Intanto, i vertici di Instagram hanno assicurato di aver sostenuto da sempre la lotta al cyber-bullismo incoraggiando i propri utenti a segnalare comportamenti sfacciatamente illeciti o anche solo sospetti.
"Sappiamo che i commenti pubblicati da altre persone possono avere un grande impatto e per questo motivo abbiamo recentemente investito molto in nuove tecnologie per contribuire a rendere Instagram un luogo sicuro e di supporto per chi ne ha bisogno. - ha affermato Michelle Napchan - Utilizzando sistemi basati sull'apprendimento automatico, i commenti offensivi su Instagram potranno essere bloccati prima di apparire sugli account degli utenti. Inoltre, metteremo a disposizione delle persone la possibilità di bloccare tutti i commenti o di creare le proprie liste di parole bandite".
L'indagine di Ditch the Label
La ricerca condotta su oltre 10.000 giovani di età compresa tra i 12 e i 20 anni ha portato alla luce che il cyber-bullismo sia un fenomeno molto diffuso: quasi il 70% dei giovani ammette di avere - o di aver avuto - un comportamento offensivo nei confronti di altri utenti, il 17% ammette di essere stato vittima di bullismo online.
1 ragazzo su 3 ha dichiarato di aver paura del cyber-bullismo e la maggior parte degli intervistati è convinta che l'aspetto fisico sia l'argomento principale del bullismo.

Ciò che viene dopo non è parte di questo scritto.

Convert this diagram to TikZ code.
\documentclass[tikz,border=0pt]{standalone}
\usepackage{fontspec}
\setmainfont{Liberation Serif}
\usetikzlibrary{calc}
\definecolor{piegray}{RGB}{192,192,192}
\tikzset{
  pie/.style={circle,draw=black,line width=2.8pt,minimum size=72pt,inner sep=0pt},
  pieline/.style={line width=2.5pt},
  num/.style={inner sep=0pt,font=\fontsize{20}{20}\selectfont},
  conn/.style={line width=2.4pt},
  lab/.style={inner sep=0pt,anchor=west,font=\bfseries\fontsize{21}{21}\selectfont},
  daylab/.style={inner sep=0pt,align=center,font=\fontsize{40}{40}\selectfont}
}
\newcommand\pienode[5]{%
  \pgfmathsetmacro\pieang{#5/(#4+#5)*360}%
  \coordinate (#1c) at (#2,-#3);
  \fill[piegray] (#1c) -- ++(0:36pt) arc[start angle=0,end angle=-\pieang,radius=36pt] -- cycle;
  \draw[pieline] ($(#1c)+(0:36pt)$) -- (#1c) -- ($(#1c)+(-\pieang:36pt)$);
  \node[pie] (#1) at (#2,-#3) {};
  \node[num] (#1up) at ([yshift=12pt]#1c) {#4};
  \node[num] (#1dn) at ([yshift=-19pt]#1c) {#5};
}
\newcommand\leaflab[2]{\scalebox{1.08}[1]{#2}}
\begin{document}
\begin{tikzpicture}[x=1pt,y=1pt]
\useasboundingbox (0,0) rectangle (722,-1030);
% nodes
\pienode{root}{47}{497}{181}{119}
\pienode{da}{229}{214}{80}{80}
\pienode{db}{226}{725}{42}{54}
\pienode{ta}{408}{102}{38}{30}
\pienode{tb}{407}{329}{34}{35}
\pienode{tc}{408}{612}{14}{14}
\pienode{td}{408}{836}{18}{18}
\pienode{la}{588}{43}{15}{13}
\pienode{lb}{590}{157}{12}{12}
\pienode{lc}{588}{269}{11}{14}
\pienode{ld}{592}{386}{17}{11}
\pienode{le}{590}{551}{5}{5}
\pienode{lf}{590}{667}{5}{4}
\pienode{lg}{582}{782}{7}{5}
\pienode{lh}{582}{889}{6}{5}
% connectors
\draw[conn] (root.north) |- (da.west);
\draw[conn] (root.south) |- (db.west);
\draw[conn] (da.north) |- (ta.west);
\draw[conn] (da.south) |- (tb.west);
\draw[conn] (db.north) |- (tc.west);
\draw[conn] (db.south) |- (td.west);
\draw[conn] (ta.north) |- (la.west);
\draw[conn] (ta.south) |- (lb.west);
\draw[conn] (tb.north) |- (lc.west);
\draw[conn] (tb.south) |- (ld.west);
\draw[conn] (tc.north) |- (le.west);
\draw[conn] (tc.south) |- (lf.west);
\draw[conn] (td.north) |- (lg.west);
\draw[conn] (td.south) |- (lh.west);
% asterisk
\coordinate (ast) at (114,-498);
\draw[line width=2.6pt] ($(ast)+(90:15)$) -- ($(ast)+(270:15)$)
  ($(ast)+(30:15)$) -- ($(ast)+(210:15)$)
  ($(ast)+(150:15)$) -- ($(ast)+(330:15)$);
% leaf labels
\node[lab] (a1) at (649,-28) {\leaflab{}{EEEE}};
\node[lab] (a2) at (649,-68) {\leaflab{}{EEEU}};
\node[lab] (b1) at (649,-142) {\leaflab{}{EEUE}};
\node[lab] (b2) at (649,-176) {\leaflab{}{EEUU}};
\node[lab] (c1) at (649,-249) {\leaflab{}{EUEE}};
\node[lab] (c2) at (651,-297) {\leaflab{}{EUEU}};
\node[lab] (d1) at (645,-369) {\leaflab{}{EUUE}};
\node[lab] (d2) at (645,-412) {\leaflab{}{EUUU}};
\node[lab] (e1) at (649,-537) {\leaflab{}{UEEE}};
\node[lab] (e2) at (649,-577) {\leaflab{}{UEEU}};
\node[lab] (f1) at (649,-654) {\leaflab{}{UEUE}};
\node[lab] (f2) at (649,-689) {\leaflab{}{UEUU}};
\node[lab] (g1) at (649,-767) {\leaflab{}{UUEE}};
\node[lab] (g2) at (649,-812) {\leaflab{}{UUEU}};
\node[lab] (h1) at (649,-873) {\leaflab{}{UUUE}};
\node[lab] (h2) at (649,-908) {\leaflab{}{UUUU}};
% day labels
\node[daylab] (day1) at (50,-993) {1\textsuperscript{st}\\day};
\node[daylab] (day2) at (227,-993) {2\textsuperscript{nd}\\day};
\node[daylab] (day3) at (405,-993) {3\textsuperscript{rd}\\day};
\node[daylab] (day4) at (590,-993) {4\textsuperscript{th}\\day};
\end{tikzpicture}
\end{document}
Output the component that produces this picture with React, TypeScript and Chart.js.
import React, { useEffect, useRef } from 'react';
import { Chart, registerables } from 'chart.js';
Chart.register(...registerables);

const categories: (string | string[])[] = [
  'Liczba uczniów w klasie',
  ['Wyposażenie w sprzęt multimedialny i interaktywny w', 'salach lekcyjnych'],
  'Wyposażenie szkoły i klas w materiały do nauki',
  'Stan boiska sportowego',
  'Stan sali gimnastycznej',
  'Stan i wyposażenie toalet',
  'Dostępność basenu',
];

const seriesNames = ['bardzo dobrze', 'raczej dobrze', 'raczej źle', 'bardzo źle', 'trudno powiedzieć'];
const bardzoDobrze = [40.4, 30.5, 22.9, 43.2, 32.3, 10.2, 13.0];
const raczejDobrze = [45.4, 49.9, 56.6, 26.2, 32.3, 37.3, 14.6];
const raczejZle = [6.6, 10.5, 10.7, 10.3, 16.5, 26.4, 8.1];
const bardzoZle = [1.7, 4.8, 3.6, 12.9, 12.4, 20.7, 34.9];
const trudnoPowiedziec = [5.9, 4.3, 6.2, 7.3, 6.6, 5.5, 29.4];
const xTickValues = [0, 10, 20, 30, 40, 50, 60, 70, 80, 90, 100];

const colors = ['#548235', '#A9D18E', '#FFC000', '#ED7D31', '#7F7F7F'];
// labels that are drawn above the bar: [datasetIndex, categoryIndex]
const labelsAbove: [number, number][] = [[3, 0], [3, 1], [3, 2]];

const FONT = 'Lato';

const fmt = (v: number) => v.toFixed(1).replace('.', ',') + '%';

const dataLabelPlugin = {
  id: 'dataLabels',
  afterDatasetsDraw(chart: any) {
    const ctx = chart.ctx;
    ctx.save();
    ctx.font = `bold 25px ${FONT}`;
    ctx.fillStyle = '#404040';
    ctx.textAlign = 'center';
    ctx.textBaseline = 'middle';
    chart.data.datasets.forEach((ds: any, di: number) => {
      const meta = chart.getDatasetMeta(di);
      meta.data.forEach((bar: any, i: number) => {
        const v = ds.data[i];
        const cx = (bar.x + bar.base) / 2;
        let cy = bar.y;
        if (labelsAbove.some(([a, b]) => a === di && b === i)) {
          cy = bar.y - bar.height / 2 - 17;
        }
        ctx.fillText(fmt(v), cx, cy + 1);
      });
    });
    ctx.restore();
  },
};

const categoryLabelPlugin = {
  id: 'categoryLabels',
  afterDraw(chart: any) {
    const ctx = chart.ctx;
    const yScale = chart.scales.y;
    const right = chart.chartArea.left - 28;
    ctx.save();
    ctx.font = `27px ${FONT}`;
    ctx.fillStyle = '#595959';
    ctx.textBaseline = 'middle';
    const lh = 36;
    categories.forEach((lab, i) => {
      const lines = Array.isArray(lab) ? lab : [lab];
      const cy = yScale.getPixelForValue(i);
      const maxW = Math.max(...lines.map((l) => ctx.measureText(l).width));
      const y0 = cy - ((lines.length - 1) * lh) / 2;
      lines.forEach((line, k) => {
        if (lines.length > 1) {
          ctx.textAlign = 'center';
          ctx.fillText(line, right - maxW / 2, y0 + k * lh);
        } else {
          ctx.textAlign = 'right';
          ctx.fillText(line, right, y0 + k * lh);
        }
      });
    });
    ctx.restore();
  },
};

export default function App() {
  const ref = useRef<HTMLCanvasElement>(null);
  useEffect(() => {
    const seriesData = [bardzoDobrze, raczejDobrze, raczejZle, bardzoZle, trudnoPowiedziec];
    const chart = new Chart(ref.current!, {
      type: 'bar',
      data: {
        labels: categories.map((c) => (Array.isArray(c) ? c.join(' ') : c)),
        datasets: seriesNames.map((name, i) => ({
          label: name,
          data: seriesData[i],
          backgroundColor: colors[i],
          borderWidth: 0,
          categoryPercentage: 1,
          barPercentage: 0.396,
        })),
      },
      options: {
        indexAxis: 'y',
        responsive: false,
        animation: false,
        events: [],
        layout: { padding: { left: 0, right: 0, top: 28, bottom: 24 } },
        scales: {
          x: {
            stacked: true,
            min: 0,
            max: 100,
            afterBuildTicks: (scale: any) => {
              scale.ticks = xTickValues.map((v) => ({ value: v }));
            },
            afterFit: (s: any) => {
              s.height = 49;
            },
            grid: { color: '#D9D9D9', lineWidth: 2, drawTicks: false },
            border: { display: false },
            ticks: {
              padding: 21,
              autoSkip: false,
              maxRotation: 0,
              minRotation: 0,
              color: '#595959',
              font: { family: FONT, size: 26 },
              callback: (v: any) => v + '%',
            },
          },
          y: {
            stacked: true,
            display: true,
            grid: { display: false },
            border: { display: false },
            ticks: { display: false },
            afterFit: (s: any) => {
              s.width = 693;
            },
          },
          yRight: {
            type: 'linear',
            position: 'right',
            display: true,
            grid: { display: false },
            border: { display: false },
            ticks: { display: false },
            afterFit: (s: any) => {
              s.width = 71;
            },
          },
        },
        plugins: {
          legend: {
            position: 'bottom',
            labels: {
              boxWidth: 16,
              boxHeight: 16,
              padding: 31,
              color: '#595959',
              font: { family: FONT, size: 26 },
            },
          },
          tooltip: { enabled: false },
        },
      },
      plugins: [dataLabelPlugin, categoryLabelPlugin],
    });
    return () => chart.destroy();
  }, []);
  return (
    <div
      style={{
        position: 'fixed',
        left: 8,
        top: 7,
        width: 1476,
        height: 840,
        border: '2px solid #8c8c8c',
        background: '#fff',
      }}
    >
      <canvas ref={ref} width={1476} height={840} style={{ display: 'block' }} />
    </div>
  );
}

Parallelamente, il 47% - quasi la metà, una altrettanto significativa percentuale! - sostiene di non aver mai assunto comportamenti violenti o offensivi online anche se in molti ammettono di aver mostrato, tramite i social, una versione modificata della loro vera identità.
Liam Hacket, direttore esecutivo di Ditch the Label, sostiene che "Internet ha un grande impatto sull'identità, sui comportamenti e sulla personalità dei giovani utenti" e ha invitato i social network ad impegnarsi di più nel controllo dei contenuti pubblicati e nella risposta tempestiva alle denunce degli utenti.

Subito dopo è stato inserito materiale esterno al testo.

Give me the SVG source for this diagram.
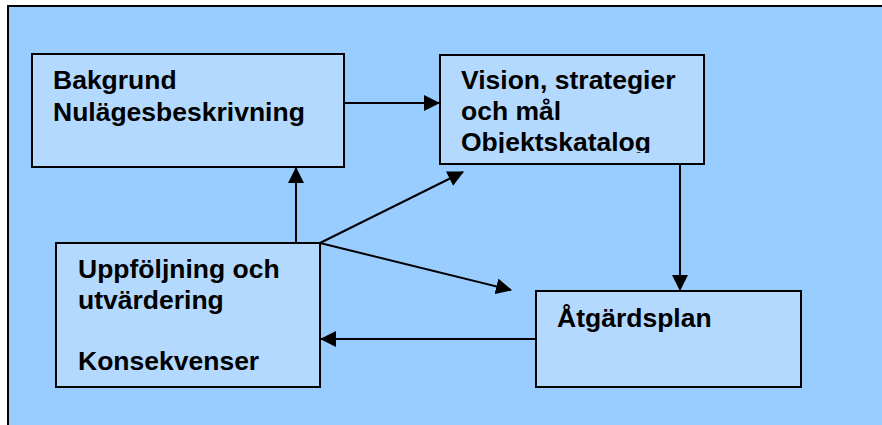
<svg xmlns="http://www.w3.org/2000/svg" width="882" height="425" viewBox="0 0 882 425">
<defs>
<style>
.box{fill:#b3d9ff;stroke:#000;stroke-width:2}
.t{font-family:"Liberation Sans",Arial,sans-serif;font-weight:bold;font-size:26.5px;fill:#000}
.c{stroke:#000;stroke-width:2;fill:none;marker-end:url(#ah)}
</style>
<marker id="ah" viewBox="0 0 16 16" refX="15" refY="8" markerWidth="16" markerHeight="16" markerUnits="userSpaceOnUse" orient="auto">
<path d="M0,0 L16,8 L0,16 Z" fill="#000"/>
</marker>
<clipPath id="clip2"><rect x="440" y="55" width="264" height="98"/></clipPath>
</defs>
<rect x="0" y="0" width="882" height="425" fill="#fff"/>
<rect x="8" y="6" width="890" height="440" fill="#99ccff" stroke="#000" stroke-width="2"/>
<g id="n1">
<rect class="box" x="32" y="54" width="312" height="113"/>
<text class="t" x="53" y="89">Bakgrund</text>
<text class="t" x="53" y="121">Nulägesbeskrivning</text>
</g>
<g id="n2">
<rect class="box" x="440" y="55" width="264" height="109"/>
<g clip-path="url(#clip2)">
<text class="t" x="461" y="89">Vision, strategier</text>
<text class="t" x="461" y="120">och mål</text>
<text class="t" x="461" y="151">Objektskatalog</text>
</g>
</g>
<g id="n3">
<rect class="box" x="56" y="243" width="264" height="144"/>
<text class="t" x="78" y="278">Uppföljning och</text>
<text class="t" x="78" y="309">utvärdering</text>
<text class="t" x="78" y="370">Konsekvenser</text>
</g>
<g id="n4">
<rect class="box" x="536" y="291" width="265" height="96"/>
<text class="t" x="557" y="327">Åtgärdsplan</text>
</g>
<g id="connectors">
<line class="c" x1="344" y1="103" x2="439" y2="103"/>
<line class="c" x1="680" y1="164" x2="680" y2="290"/>
<line class="c" x1="535" y1="339" x2="321" y2="339"/>
<line class="c" x1="296" y1="242" x2="296" y2="168"/>
<line class="c" x1="320" y1="243" x2="463" y2="172"/>
<line class="c" x1="320" y1="243" x2="511" y2="290"/>
</g>
</svg>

Anne Longfield, commissario per l'infanzia in Inghilterra, ha chiesto l'istituzione di un organo di governo che possa fare da ponte tra i social network e i giovani che hanno problemi di questo genere.

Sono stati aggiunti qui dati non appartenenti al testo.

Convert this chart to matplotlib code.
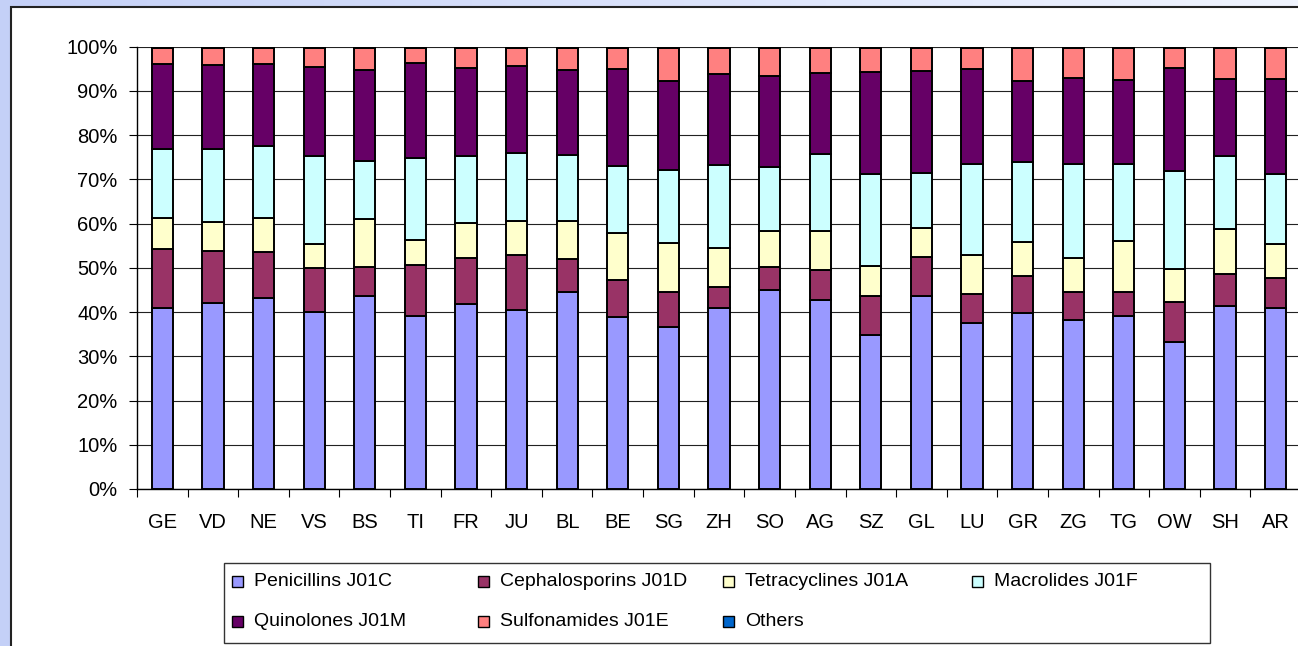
import numpy as np
import matplotlib
matplotlib.use("Agg")
import matplotlib.pyplot as plt
from matplotlib.patches import Rectangle

plt.rcParams['font.family'] = ['Liberation Sans', 'DejaVu Sans']

# antibiotic class shares (%) by canton
regions = ['GE', 'VD', 'NE', 'VS', 'BS', 'TI', 'FR', 'JU', 'BL', 'BE', 'SG', 'ZH',
           'SO', 'AG', 'SZ', 'GL', 'LU', 'GR', 'ZG', 'TG', 'OW', 'SH', 'AR']

penicillins = [40.9, 42.1, 43.1, 39.9, 43.6, 39.1, 41.8, 40.5, 44.5, 38.7, 36.5, 40.9,
               44.9, 42.7, 34.7, 43.6, 37.4, 39.7, 38.2, 39.1, 33.3, 41.4, 40.9]
cephalosporins = [13.4, 11.7, 10.3, 10.0, 6.7, 11.5, 10.3, 12.4, 7.6, 8.4, 8.0, 4.8,
                  5.4, 6.7, 8.9, 8.9, 6.6, 8.3, 6.2, 5.4, 8.9, 7.0, 6.7]
tetracyclines = [7.0, 6.6, 7.8, 5.3, 10.7, 5.5, 8.0, 7.5, 8.5, 10.7, 11.0, 8.9,
                 8.0, 8.9, 6.7, 6.6, 8.9, 7.7, 7.8, 11.6, 7.6, 10.3, 7.6]
macrolides = [15.6, 16.5, 16.2, 19.9, 13.2, 18.5, 15.0, 15.5, 14.9, 15.1, 16.5, 18.7,
              14.6, 17.2, 20.8, 12.4, 20.5, 18.1, 21.2, 17.3, 22.2, 16.4, 15.9]
quinolones = [19.1, 18.8, 18.6, 20.0, 20.5, 21.4, 20.0, 19.6, 19.2, 21.9, 20.0, 20.5,
              20.5, 18.3, 23.0, 22.9, 21.3, 18.3, 19.4, 19.1, 23.1, 17.4, 21.4]
sulfonamides = [3.5, 3.8, 3.4, 4.2, 5.1, 3.3, 4.3, 3.9, 5.1, 4.6, 7.4, 6.0,
                6.4, 5.6, 5.3, 5.4, 4.7, 7.3, 6.6, 7.3, 4.7, 6.9, 6.9]
others = [0.4, 0.4, 0.4, 0.4, 0.2, 0.4, 0.4, 0.4, 0.2, 0.4, 0.4, 0.2,
          0.2, 0.4, 0.4, 0.2, 0.4, 0.4, 0.4, 0.2, 0.2, 0.4, 0.4]

labels = ['Penicillins J01C', 'Cephalosporins J01D', 'Tetracyclines J01A',
          'Macrolides J01F', 'Quinolones J01M', 'Sulfonamides J01E', 'Others']
colors = ['#9999FF', '#993366', '#FFFFCC', '#CCFFFF', '#660066', '#FF8080', '#0066CC']

series = np.array([penicillins, cephalosporins, tetracyclines, macrolides,
                   quinolones, sulfonamides, others])
shares = series / series.sum(axis=0) * 100  # 100% stacked

W, H = 1298, 646
fig = plt.figure(figsize=(W / 100, H / 100), dpi=100)

# bluish backdrop with a white chart panel on top
bg = fig.add_axes([0, 0, 1, 1], zorder=-10)
grad = np.linspace(0, 1, 256)[None, :, None]
left_c = np.array([196, 208, 247]) / 255
right_c = np.array([240, 244, 254]) / 255
bg.imshow(left_c + (right_c - left_c) * grad, aspect='auto', extent=[0, 1, 0, 1])
bg.set_axis_off()
fig.add_artist(Rectangle((11 / W, -0.05), 1.1, 1.05 - 7 / H, transform=fig.transFigure,
                         facecolor='white', edgecolor='#222222', lw=1.5, zorder=-5))

ax = fig.add_axes([137 / W, 157 / H, 1164 / W, 442.3 / H])
x = np.arange(len(regions))
bottom = np.zeros(len(regions))
for vals, col, lab in zip(shares, colors, labels):
    ax.bar(x, vals, 0.42, bottom=bottom, color=col, edgecolor='black',
           linewidth=1.4, label=lab, zorder=3)
    bottom += vals

ax.set_xlim(-0.5, len(regions) - 0.5)
ax.set_ylim(0, 100)
ax.set_yticks(np.arange(0, 101, 10))
ax.set_yticklabels([f'{v}%' for v in range(0, 101, 10)])
ax.set_xticks(x)
ax.set_xticklabels(regions)
ax.set_xticks(np.arange(-0.5, len(regions)), minor=True)
ax.tick_params(axis='x', which='major', length=0, pad=17, labelsize=14.5)
ax.tick_params(axis='x', which='minor', length=6, width=0.8, direction='out')
ax.tick_params(axis='y', length=6, width=0.8, direction='out', pad=8, labelsize=14.5)
ax.yaxis.grid(True, color='#222222', linewidth=0.8, zorder=0)
ax.set_axisbelow(True)
for side in ['top', 'right']:
    ax.spines[side].set_visible(False)
for side in ['left', 'bottom']:
    ax.spines[side].set_linewidth(1.0)
    ax.spines[side].set_color('black')

# legend: 4 columns, 2 rows in a plain box
fig.add_artist(Rectangle((224 / W, 1 - 643 / H), (1210 - 224) / W, 80 / H,
                         transform=fig.transFigure, facecolor='white',
                         edgecolor='#333333', lw=1.0, zorder=1))
col_x = [232, 478, 723, 972]
row_y = [581.5, 621.5]
for i, (lab, col) in enumerate(zip(labels, colors)):
    cx = col_x[i % 4]
    cy = row_y[i // 4]
    fig.add_artist(Rectangle((cx / W, 1 - (cy + 5.5) / H), 11 / W, 11 / H,
                             transform=fig.transFigure, facecolor=col,
                             edgecolor='black', lw=1.0, zorder=2))
    fig.text((cx + 22) / W, 1 - cy / H, lab, fontsize=14, va='center', ha='left')

fig.savefig('out.png', dpi=100)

Altro punto fondamentale sarebbe l'inserimento dell'educazione digitale all'interno delle scuole.
Lo studio dell'Oxford Internet Institute
I risultati esaminati fino ad ora sembrano, invece, contraddire quelli prodotti dall'Istituto di Oxford che parla di cyber-bullismo relativamente raro.
La ricerca dell' OII - che si è concentrata su utenti di 15 anni - ha evidenziato che, mentre il 30% di essi ha parlato, in generale, di "bullismo regolare, consueto", solo il 3% ha ammesso davvero di averlo subito sia offline che online.
"L'enorme differenza dei risultati tra le indagini è probabilmente legata al modo in cui le domande sono state poste e alle fasce di età che si è scelto di prendere in considerazione. - ha dichiarato Lauren Seager-Smith, direttore esecutivo dell'organizzazione Kidscape - Soprattutto gli adulti hanno bisogno di imparare ad utilizzare i social media nel modo giusto per essere in grado di aiutare i propri figli, se necessario. Spesso i genitori sono altrettanto dipendenti dai social. Ma questo che impatto può avere sulla propria vita familiare?"
In generale, i social network, oltre a dare la possibilità di costruire nuove identità attraverso contenuti multimediali che talvolta hanno davvero poco a che fare con la realtà, favoriscono e incanalano il fenomeno del cyber-bullismo a causa dell'incredibile esposizione a cui gli utenti si sottopongono continuamente e ovunque.
In che modo si può agire per contrastare il fenomeno?
Certamente, ciò che potrebbe davvero servire sono azioni di carattere educativo e non repressivo nei confronti di vittime e autori (i minori in particolare), attraverso la costituzione di un apposito programma educativo a partire dalle scuole e l'istituzione di un ente apposito a cui rivolgersi in caso di bisogno.